• SUPPLIED MATERIAL
________________________________________

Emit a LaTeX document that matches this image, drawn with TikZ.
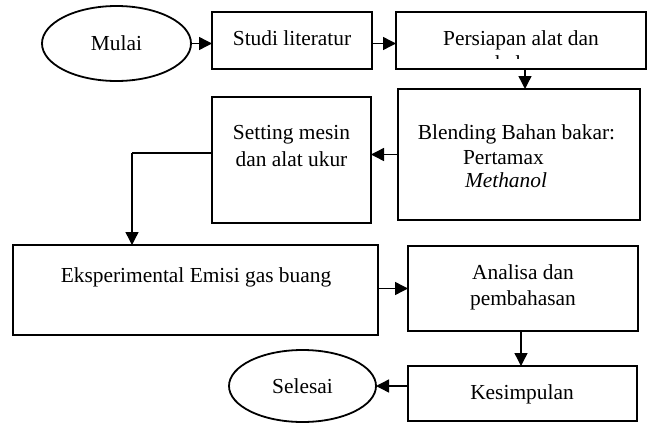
\documentclass[tikz,border=0pt]{standalone}
\usepackage{fontspec}
\setmainfont{Liberation Serif}
\usetikzlibrary{shapes.geometric,arrows.meta,calc}
\begin{document}
\begin{tikzpicture}[x=1pt,y=-1pt,
  every node/.style={inner sep=0pt,outer sep=0pt},
  flowbox/.style={draw,line width=2pt,rectangle},
  flowoval/.style={draw,line width=1.8pt,ellipse},
  txt/.style={anchor=base,font=\fontsize{21.4}{25}\selectfont},
  conn/.style={line width=1.4pt,-{Triangle[length=13pt,width=13pt]}},
  plain/.style={line width=1.4pt}]
\useasboundingbox (0,0) rectangle (648,423);
% boxes
\node[flowoval,minimum width=149pt,minimum height=75pt] (mulai) at (116.5,43.5) {};
\node[flowbox,minimum width=160pt,minimum height=57pt] (studi) at (292,40.5) {};
\node[flowbox,minimum width=250pt,minimum height=57pt] (persiapan) at (521,40.5) {};
\node[flowbox,minimum width=242pt,minimum height=131pt] (blending) at (519,154.5) {};
\node[flowbox,minimum width=159pt,minimum height=126pt] (setting) at (291.5,160) {};
\node[flowbox,minimum width=365pt,minimum height=90pt] (eksp) at (195.5,290) {};
\node[flowbox,minimum width=230pt,minimum height=85pt] (analisa) at (523,288.5) {};
\node[flowbox,minimum width=229pt,minimum height=55pt] (kesimpulan) at (522.5,393.5) {};
\node[flowoval,minimum width=147pt,minimum height=72pt] (selesai) at (302.5,386) {};
% texts
\node[txt,anchor=center] (tmulai) at (mulai.center) {Mulai};
\node[txt] (tstudi) at (292,45) {Studi literatur};
\node[txt] (tpers1) at (521,45) {Persiapan alat dan};
\begin{scope}
\clip (396,55.5) rectangle (646,58.6);
\node[txt] (tpers2) at (521,70.5) {bahan};
\end{scope}
\node[txt] (tset1) at (291.5,139) {Setting mesin};
\node[txt] (tset2) at (291.5,166) {dan alat ukur};
\node[txt] (tbl1) at (516.5,139) {Blending Bahan bakar:};
\node[txt,anchor=base west] (tbl2) at (463,164) {Pertamax};
\node[txt,anchor=base west] (tbl3) at (465,187) {\itshape Methanol};
\node[txt] (teks) at (196,282) {Eksperimental Emisi gas buang};
\node[txt] (tan1) at (523,279) {Analisa dan};
\node[txt] (tan2) at (523,305) {pembahasan};
\node[txt] (tkes) at (522,399) {Kesimpulan};
\node[txt,anchor=center] (tsel) at (selesai.center) {Selesai};
% connectors
\draw[conn] (mulai.east) -- (mulai.east -| studi.west);
\draw[conn] (studi.east |- mulai.east) -- (mulai.east -| persiapan.west);
\draw[conn] ([xshift=4pt]persiapan.south) -- ([xshift=4pt]persiapan.south |- blending.north);
\draw[conn] (blending.west) -- (blending.west -| setting.east);
\coordinate (bend) at (132,153);
\draw[plain] (setting.west |- bend) -- (bend);
\draw[conn] (bend) -- (bend |- eksp.north);
\draw[conn] (eksp.east |- analisa.west) -- (analisa.west);
\draw[conn] ([xshift=-2pt]analisa.south) -- ([xshift=-2pt]analisa.south |- kesimpulan.north);
\draw[conn] (kesimpulan.west |- selesai.east) -- (selesai.east);
\end{tikzpicture}
\end{document}
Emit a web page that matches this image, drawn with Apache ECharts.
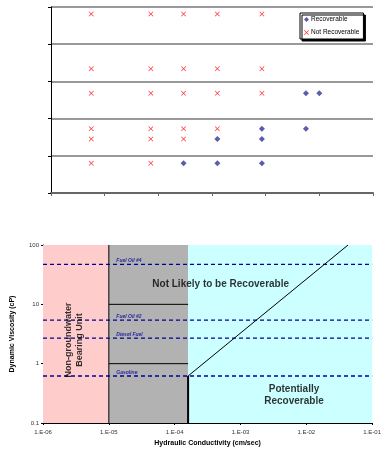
<!DOCTYPE html>
<html>
<head>
<meta charset="utf-8">
<script src="https://cdn.jsdelivr.net/npm/echarts@6/dist/echarts.min.js"></script>
<style>
  html, body { margin: 0; padding: 0; background: #fff; }
  #main { width: 384px; height: 453px; }
</style>
</head>
<body>
<div id="main"></div>
<script>
// top panel: scatter of recoverable / not recoverable cases
const recoverable = [
    [4.75, 2.68], [5.0, 2.68],
    [3.93, 1.73], [4.75, 1.73],
    [3.1, 1.45], [3.93, 1.45],
    [2.47, 0.8], [3.1, 0.8], [3.93, 0.8]
];
const notRecoverable = [
    [0.75, 4.81], [1.86, 4.81], [2.47, 4.81], [3.1, 4.81], [3.93, 4.81],
    [0.75, 3.34], [1.86, 3.34], [2.47, 3.34], [3.1, 3.34], [3.93, 3.34],
    [0.75, 2.68], [1.86, 2.68], [2.47, 2.68], [3.1, 2.68], [3.93, 2.68],
    [0.75, 1.73], [1.86, 1.73], [2.47, 1.73], [3.1, 1.73],
    [0.75, 1.45], [1.86, 1.45], [2.47, 1.45],
    [0.75, 0.8], [1.86, 0.8]
];

// bottom panel: conductivity (cm/sec) vs viscosity (cP)
const zoneBounds = [1e-6, 1e-5, 1.6e-4, 1e-1];
const grayLines = [10, 1];
const fuelNames = ['Fuel Oil #4', 'Fuel Oil #2', 'Diesel Fuel', 'Gasoline'];
const fuelViscosity = [47, 5.4, 2.7, 0.62];
const boundaryLine = [[1.6e-4, 0.62], [0.043, 100]];
const cutoffLine = [[1.6e-4, 0.1], [1.6e-4, 0.62]];
const zoneLabels = [
    { name: 'Not Likely to be Recoverable', value: [5e-4, 22] },
    { name: 'Potentially\nRecoverable', value: [6.5e-3, 0.29] }
];
const unitLabel = [{ name: 'Non-groundwater\nBearing Unit', value: [3e-6, 2.5] }];

const FONT = 'Liberation Sans, Arial, sans-serif';
const X_PATH = 'path://M0,1L1,0L5,4L9,0L10,1L6,5L10,9L9,10L5,6L1,10L0,9L4,5Z';

const chart = echarts.init(document.getElementById('main'));

const fuelSeries = fuelNames.map((name, i) => ({
    type: 'line',
    xAxisIndex: 1,
    yAxisIndex: 1,
    z: 4,
    symbol: 'none',
    silent: true,
    data: [[zoneBounds[0], fuelViscosity[i]], [zoneBounds[3], fuelViscosity[i]]],
    lineStyle: { color: '#000099', width: 1.3, type: [4, 3] }
}));

const option = {
    animation: false,
    textStyle: { fontFamily: FONT },
    grid: [
        { left: 51, right: 11, top: 7, bottom: 260 },
        { left: 43, right: 8, top: 245, bottom: 30 }
    ],
    legend: {
        data: [
            { name: 'Recoverable', icon: 'diamond' },
            { name: 'Not Recoverable', icon: X_PATH }
        ],
        orient: 'vertical',
        left: 300,
        top: 13,
        itemWidth: 5,
        itemHeight: 5,
        itemGap: 6,
        padding: [3, 4, 3, 4],
        backgroundColor: '#fff',
        borderColor: '#000',
        borderWidth: 1,
        borderRadius: 0,
        shadowColor: '#000',
        shadowOffsetX: 2,
        shadowOffsetY: 2,
        shadowBlur: 0,
        textStyle: { fontSize: 6.5, color: '#000', padding: [0, 0, 0, -3] }
    },
    xAxis: [
        {
            gridIndex: 0, type: 'value', min: 0, max: 6, interval: 1,
            axisLine: { lineStyle: { color: '#666', width: 2 } },
            axisTick: { length: 3, lineStyle: { color: '#666' } },
            axisLabel: { show: false },
            splitLine: { show: false }
        },
        {
            gridIndex: 1, type: 'log', logBase: 10,
            min: zoneBounds[0], max: zoneBounds[3], interval: 1,
            name: 'Hydraulic Conductivity (cm/sec)',
            nameLocation: 'middle', nameGap: 17,
            nameTextStyle: { fontSize: 7, fontWeight: 'bold', color: '#000' },
            axisLine: { onZero: false, lineStyle: { color: '#000', width: 1 } },
            axisTick: { length: 2, lineStyle: { color: '#000' } },
            axisLabel: {
                fontSize: 6, color: '#333', margin: 6,
                formatter: v => '1.E-' + String(Math.round(-Math.log10(v))).padStart(2, '0')
            },
            splitLine: { show: false },
            minorTick: { show: false }
        }
    ],
    yAxis: [
        {
            gridIndex: 0, type: 'value', min: 0, max: 5, interval: 1,
            axisLine: { show: true, lineStyle: { color: '#000', width: 1 } },
            axisTick: { show: true, length: 3, lineStyle: { color: '#000' } },
            axisLabel: { show: false },
            splitLine: { lineStyle: { color: '#777', width: 1.5 } }
        },
        {
            gridIndex: 1, type: 'log', logBase: 10, min: 0.1, max: 100, interval: 1,
            name: 'Dynamic Viscosity (cP)',
            nameLocation: 'middle', nameGap: 27, nameRotate: 90,
            nameTextStyle: { fontSize: 7, fontWeight: 'bold', color: '#000' },
            axisLine: { show: true, onZero: false, lineStyle: { color: '#000', width: 1 } },
            axisTick: { show: true, length: 2, lineStyle: { color: '#000' } },
            axisLabel: { fontSize: 6, color: '#333', margin: 4 },
            splitLine: { show: false }
        }
    ],
    series: [
        {
            name: 'Recoverable',
            type: 'scatter',
            xAxisIndex: 0, yAxisIndex: 0,
            symbol: 'diamond',
            symbolSize: 6,
            itemStyle: { color: '#333399' },
            data: recoverable
        },
        {
            name: 'Not Recoverable',
            type: 'scatter',
            xAxisIndex: 0, yAxisIndex: 0,
            symbol: X_PATH,
            symbolSize: 5,
            itemStyle: { color: '#ff0000' },
            data: notRecoverable
        },
        // coloured zones + the line at 1.E-05
        {
            type: 'line',
            xAxisIndex: 1, yAxisIndex: 1,
            z: 2,
            symbol: 'none',
            silent: true,
            data: [[zoneBounds[1], 0.1], [zoneBounds[1], 100]],
            lineStyle: { color: '#000', width: 1 },
            markArea: {
                silent: true,
                itemStyle: { opacity: 1 },
                data: [
                    [{ coord: [zoneBounds[0], 0.1], itemStyle: { color: '#ffcccc' } }, { coord: [zoneBounds[1], 100] }],
                    [{ coord: [zoneBounds[1], 0.1], itemStyle: { color: '#b2b2b2' } }, { coord: [zoneBounds[2], 100] }],
                    [{ coord: [zoneBounds[2], 0.1], itemStyle: { color: '#ccffff' } }, { coord: [zoneBounds[3], 100] }]
                ]
            }
        },
        ...grayLines.map(v => ({
            type: 'line',
            xAxisIndex: 1, yAxisIndex: 1,
            z: 3,
            symbol: 'none',
            silent: true,
            data: [[zoneBounds[1], v], [zoneBounds[2], v]],
            lineStyle: { color: '#000', width: 1 }
        })),
        ...fuelSeries,
        {
            type: 'line',
            xAxisIndex: 1, yAxisIndex: 1,
            z: 5,
            symbol: 'none',
            silent: true,
            data: cutoffLine,
            lineStyle: { color: '#000', width: 2 }
        },
        {
            type: 'line',
            xAxisIndex: 1, yAxisIndex: 1,
            z: 5,
            symbol: 'none',
            silent: true,
            data: boundaryLine,
            lineStyle: { color: '#000', width: 1 }
        },
        {
            type: 'scatter',
            xAxisIndex: 1, yAxisIndex: 1,
            z: 6,
            symbolSize: 0,
            silent: true,
            data: fuelNames.map((n, i) => ({ name: n, value: [1.3e-5, fuelViscosity[i]] })),
            label: {
                show: true, position: 'insideBottomLeft', distance: 0, offset: [0, -1],
                formatter: '{b}',
                fontSize: 5, fontStyle: 'italic', fontWeight: 'bold', color: '#000099'
            }
        },
        {
            type: 'scatter',
            xAxisIndex: 1, yAxisIndex: 1,
            z: 6,
            symbolSize: 0,
            silent: true,
            data: zoneLabels,
            label: {
                show: true, position: 'inside', formatter: '{b}',
                fontSize: 10, fontWeight: 'bold', color: '#000', lineHeight: 12
            }
        },
        {
            type: 'scatter',
            xAxisIndex: 1, yAxisIndex: 1,
            z: 6,
            symbolSize: 0,
            silent: true,
            data: unitLabel,
            label: {
                show: true, position: 'inside', formatter: '{b}', rotate: 90,
                fontSize: 9, fontWeight: 'bold', color: '#000', lineHeight: 11
            }
        }
    ]
};

chart.setOption(option);
</script>
</body>
</html>
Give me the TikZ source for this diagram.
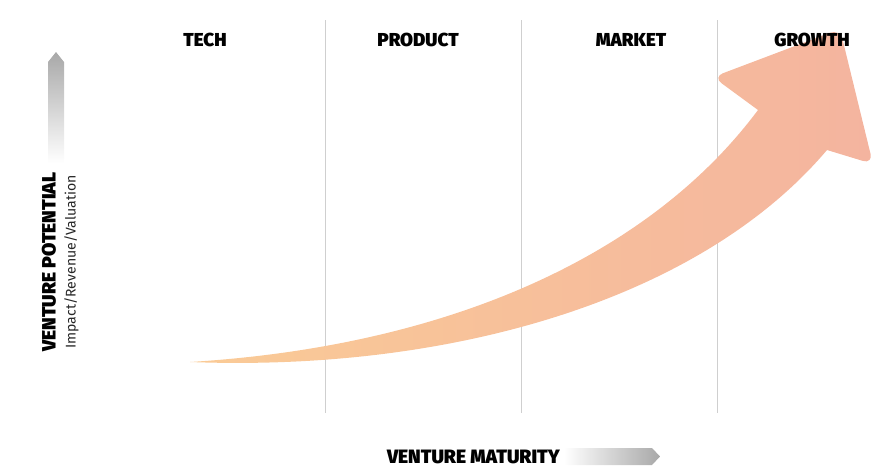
\documentclass[tikz,border=0pt]{standalone}
\usepackage{fontspec}
\setmainfont{Fira Sans}
\newfontfamily\heavyfont{Fira Sans Black}
\usetikzlibrary{positioning}

\begin{document}
\begin{tikzpicture}[x=0.03cm, y=-0.03cm]

% ---------------------------------------------------------------- colours
\definecolor{tailcolor}{HTML}{FACB96}   % the young venture
\definecolor{headcolor}{HTML}{F4B49F}   % the grown one
\definecolor{gridcolor}{HTML}{CFCFCF}
\definecolor{cuecolor}{HTML}{A8A8A8}    % the grey axis cues

\tikzset{
    stage/.style={font=\fontsize{16}{18}\selectfont\heavyfont, text=black},
    axistitle/.style={font=\fontsize{16.5}{18}\selectfont\heavyfont, text=black},
    axissub/.style={font=\fontsize{12}{14}\selectfont, text=black!85},
    divider/.style={gridcolor, line width=0.6pt},
}

\useasboundingbox (0,0) rectangle (883,473);

% ================================================================
% pixel grid: x right, y down, 883 x 473
%   dividers   x = 325, 521, 717
%   stage row  y = 40
% ================================================================

% ---------------------------------------------------------------- dividers
\foreach \x in {325, 521, 717}
    \draw[divider] (\x, 20) -- (\x, 413);

% ---------------------------------------------------------------- the growth arrow
\path[left color=tailcolor, right color=headcolor]
    (190, 362) .. controls (450, 346) and (650, 255) .. (758, 110)
    [rounded corners=9pt] -- (713, 77) -- (840, 29) -- (873, 164)
    [sharp corners] -- (827, 150)
    .. controls (700, 300) and (450, 372) .. (190, 362) -- cycle;

% ---------------------------------------------------------------- stages
\node[stage] (tech)    at (205, 40) {TECH};
\node[stage] (product) at (418, 40) {PRODUCT};
\node[stage] (market)  at (631, 40) {MARKET};
\node[stage] (growth)  at (812, 40) {GROWTH};

% ---------------------------------------------------------------- vertical axis
\path[top color=cuecolor, bottom color=white]
    (56, 52) -- (64, 62) -- (64, 163) -- (48, 163) -- (48, 62) -- cycle;
\node[axistitle, rotate=90] (potential) at (49, 262) {VENTURE POTENTIAL};
\node[axissub, rotate=90, right=0pt of potential.south, anchor=north]
    (impact) {Impact/Revenue/Valuation};

% ---------------------------------------------------------------- horizontal axis
\node[axistitle, anchor=east] (maturity) at (564, 457) {VENTURE MATURITY};
\path[left color=white, right color=cuecolor]
    (maturity.east |- 0, 448) -- (652, 448) -- (660, 456.5)
    -- (652, 465) -- (maturity.east |- 0, 465) -- cycle;

\end{tikzpicture}
\end{document}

________________________________________

• GOAL
From the records above, copy only the lines running from the line holding "Give me the TikZ source for this diagram." through the line holding "20) -- (\x, 413);", with no pictures.

• FULL OUTPUT
Give me the TikZ source for this diagram.
\documentclass[tikz,border=0pt]{standalone}
\usepackage{fontspec}
\setmainfont{Fira Sans}
\newfontfamily\heavyfont{Fira Sans Black}
\usetikzlibrary{positioning}

\begin{document}
\begin{tikzpicture}[x=0.03cm, y=-0.03cm]

% ---------------------------------------------------------------- colours
\definecolor{tailcolor}{HTML}{FACB96}   % the young venture
\definecolor{headcolor}{HTML}{F4B49F}   % the grown one
\definecolor{gridcolor}{HTML}{CFCFCF}
\definecolor{cuecolor}{HTML}{A8A8A8}    % the grey axis cues

\tikzset{
    stage/.style={font=\fontsize{16}{18}\selectfont\heavyfont, text=black},
    axistitle/.style={font=\fontsize{16.5}{18}\selectfont\heavyfont, text=black},
    axissub/.style={font=\fontsize{12}{14}\selectfont, text=black!85},
    divider/.style={gridcolor, line width=0.6pt},
}

\useasboundingbox (0,0) rectangle (883,473);

% ================================================================
% pixel grid: x right, y down, 883 x 473
%   dividers   x = 325, 521, 717
%   stage row  y = 40
% ================================================================

% ---------------------------------------------------------------- dividers
\foreach \x in {325, 521, 717}
    \draw[divider] (\x, 20) -- (\x, 413);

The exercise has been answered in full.